● **Do this**:
Quote the listing below in full and exactly as written, but omit every picture.

+++ Supplied information

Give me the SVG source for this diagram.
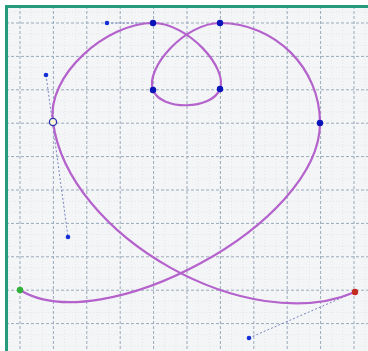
<svg xmlns="http://www.w3.org/2000/svg" width="368" height="351" viewBox="0 0 368 351">
  <defs>
    <style>
      .major { stroke: #9aaabb; stroke-width: 1; stroke-dasharray: 3 2; fill: none; }
      .minor { stroke: #e3e7eb; stroke-width: 1; stroke-dasharray: 1 2; fill: none; }
      .curve { stroke: #b462cc; stroke-width: 2.2; fill: none; stroke-linecap: round; stroke-linejoin: round; }
      .handle { stroke: #7a86c4; stroke-width: 1; stroke-dasharray: 2 2; fill: none; }
      .pt { fill: #0a14b8; }
      .hp { fill: #1630d8; }
    </style>
  </defs>
  <rect x="0" y="0" width="368" height="351" fill="#ffffff"/>
  <rect x="6" y="6" width="362" height="345" fill="#f4f5f6"/>
  <g id="grid-minor" class="minor">
    <path d="M31.1 6V351M42.3 6V351M64.5 6V351M75.7 6V351M97.9 6V351M109.1 6V351M131.3 6V351M142.5 6V351M164.7 6V351M175.9 6V351M198.1 6V351M209.3 6V351M231.5 6V351M242.7 6V351M264.9 6V351M276.1 6V351M298.3 6V351M309.5 6V351M331.7 6V351M342.9 6V351M8.9 6V351M365.1 6V351"/>
    <path d="M6 11.9H368M6 34.1H368M6 45.3H368M6 67.5H368M6 78.7H368M6 100.9H368M6 112.1H368M6 134.3H368M6 145.5H368M6 167.7H368M6 178.9H368M6 201.1H368M6 212.3H368M6 234.5H368M6 245.7H368M6 267.9H368M6 279.1H368M6 301.3H368M6 312.5H368M6 334.7H368M6 345.9H368"/>
  </g>
  <g id="grid-major" class="major">
    <path d="M20 6V351M53.4 6V351M86.8 6V351M120.2 6V351M153.6 6V351M187 6V351M220.4 6V351M253.8 6V351M287.2 6V351M320.6 6V351M354 6V351"/>
    <path d="M6 23H368M6 56.4H368M6 89.8H368M6 123.2H368M6 156.6H368M6 190H368M6 223.4H368M6 256.8H368M6 290.2H368M6 323.6H368"/>
  </g>
  <g id="frame">
    <path d="M6.5 351V6.5H368" fill="none" stroke="#249c7c" stroke-width="3"/>
  </g>
  <g id="connectors">
    <line class="handle" x1="107" y1="23" x2="153" y2="23"/>
    <line class="handle" x1="46" y1="75" x2="68" y2="237"/>
    <line class="handle" x1="249" y1="338" x2="355" y2="292"/>
  </g>
  <g id="curve">
    <path class="curve" d="M20 290 C100 340 320 225 320 123 C320 68 275 23 220 23 C185 23 145 68 153 90 C161 111 212 110 220 89 C228 68 188 23 153 23 C107 23 46 75 53 122 C68 237 249 338 355 292"/>
  </g>
  <g id="node-start"><circle cx="20" cy="290" r="3.2" fill="#2fb23a"/></g>
  <g id="node-end"><circle cx="355" cy="292" r="3.2" fill="#c42a22"/></g>
  <g id="node-top-left"><circle class="pt" cx="153" cy="23" r="3.2"/></g>
  <g id="node-top-right"><circle class="pt" cx="220" cy="23" r="3.2"/></g>
  <g id="node-loop-left"><circle class="pt" cx="153" cy="90" r="3.2"/></g>
  <g id="node-loop-right"><circle class="pt" cx="220" cy="89" r="3.2"/></g>
  <g id="node-right"><circle class="pt" cx="320" cy="123" r="3.2"/></g>
  <g id="node-selected"><circle cx="53" cy="122" r="3.6" fill="#fbf6d8" stroke="#2a36b0" stroke-width="1.3"/></g>
  <g id="handle-1"><circle class="hp" cx="107" cy="23" r="2.3"/></g>
  <g id="handle-2"><circle class="hp" cx="46" cy="75" r="2.3"/></g>
  <g id="handle-3"><circle class="hp" cx="68" cy="237" r="2.3"/></g>
  <g id="handle-4"><circle class="hp" cx="249" cy="338" r="2.3"/></g>
</svg>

++++++

● **Solution for this task**:
Give me the SVG source for this diagram.
<svg xmlns="http://www.w3.org/2000/svg" width="368" height="351" viewBox="0 0 368 351">
  <defs>
    <style>
      .major { stroke: #9aaabb; stroke-width: 1; stroke-dasharray: 3 2; fill: none; }
      .minor { stroke: #e3e7eb; stroke-width: 1; stroke-dasharray: 1 2; fill: none; }
      .curve { stroke: #b462cc; stroke-width: 2.2; fill: none; stroke-linecap: round; stroke-linejoin: round; }
      .handle { stroke: #7a86c4; stroke-width: 1; stroke-dasharray: 2 2; fill: none; }
      .pt { fill: #0a14b8; }
      .hp { fill: #1630d8; }
    </style>
  </defs>
  <rect x="0" y="0" width="368" height="351" fill="#ffffff"/>
  <rect x="6" y="6" width="362" height="345" fill="#f4f5f6"/>
  <g id="grid-minor" class="minor">
    <path d="M31.1 6V351M42.3 6V351M64.5 6V351M75.7 6V351M97.9 6V351M109.1 6V351M131.3 6V351M142.5 6V351M164.7 6V351M175.9 6V351M198.1 6V351M209.3 6V351M231.5 6V351M242.7 6V351M264.9 6V351M276.1 6V351M298.3 6V351M309.5 6V351M331.7 6V351M342.9 6V351M8.9 6V351M365.1 6V351"/>
    <path d="M6 11.9H368M6 34.1H368M6 45.3H368M6 67.5H368M6 78.7H368M6 100.9H368M6 112.1H368M6 134.3H368M6 145.5H368M6 167.7H368M6 178.9H368M6 201.1H368M6 212.3H368M6 234.5H368M6 245.7H368M6 267.9H368M6 279.1H368M6 301.3H368M6 312.5H368M6 334.7H368M6 345.9H368"/>
  </g>
  <g id="grid-major" class="major">
    <path d="M20 6V351M53.4 6V351M86.8 6V351M120.2 6V351M153.6 6V351M187 6V351M220.4 6V351M253.8 6V351M287.2 6V351M320.6 6V351M354 6V351"/>
    <path d="M6 23H368M6 56.4H368M6 89.8H368M6 123.2H368M6 156.6H368M6 190H368M6 223.4H368M6 256.8H368M6 290.2H368M6 323.6H368"/>
  </g>
  <g id="frame">
    <path d="M6.5 351V6.5H368" fill="none" stroke="#249c7c" stroke-width="3"/>
  </g>
  <g id="connectors">
    <line class="handle" x1="107" y1="23" x2="153" y2="23"/>
    <line class="handle" x1="46" y1="75" x2="68" y2="237"/>
    <line class="handle" x1="249" y1="338" x2="355" y2="292"/>
  </g>
  <g id="curve">
    <path class="curve" d="M20 290 C100 340 320 225 320 123 C320 68 275 23 220 23 C185 23 145 68 153 90 C161 111 212 110 220 89 C228 68 188 23 153 23 C107 23 46 75 53 122 C68 237 249 338 355 292"/>
  </g>
  <g id="node-start"><circle cx="20" cy="290" r="3.2" fill="#2fb23a"/></g>
  <g id="node-end"><circle cx="355" cy="292" r="3.2" fill="#c42a22"/></g>
  <g id="node-top-left"><circle class="pt" cx="153" cy="23" r="3.2"/></g>
  <g id="node-top-right"><circle class="pt" cx="220" cy="23" r="3.2"/></g>
  <g id="node-loop-left"><circle class="pt" cx="153" cy="90" r="3.2"/></g>
  <g id="node-loop-right"><circle class="pt" cx="220" cy="89" r="3.2"/></g>
  <g id="node-right"><circle class="pt" cx="320" cy="123" r="3.2"/></g>
  <g id="node-selected"><circle cx="53" cy="122" r="3.6" fill="#fbf6d8" stroke="#2a36b0" stroke-width="1.3"/></g>
  <g id="handle-1"><circle class="hp" cx="107" cy="23" r="2.3"/></g>
  <g id="handle-2"><circle class="hp" cx="46" cy="75" r="2.3"/></g>
  <g id="handle-3"><circle class="hp" cx="68" cy="237" r="2.3"/></g>
  <g id="handle-4"><circle class="hp" cx="249" cy="338" r="2.3"/></g>
</svg>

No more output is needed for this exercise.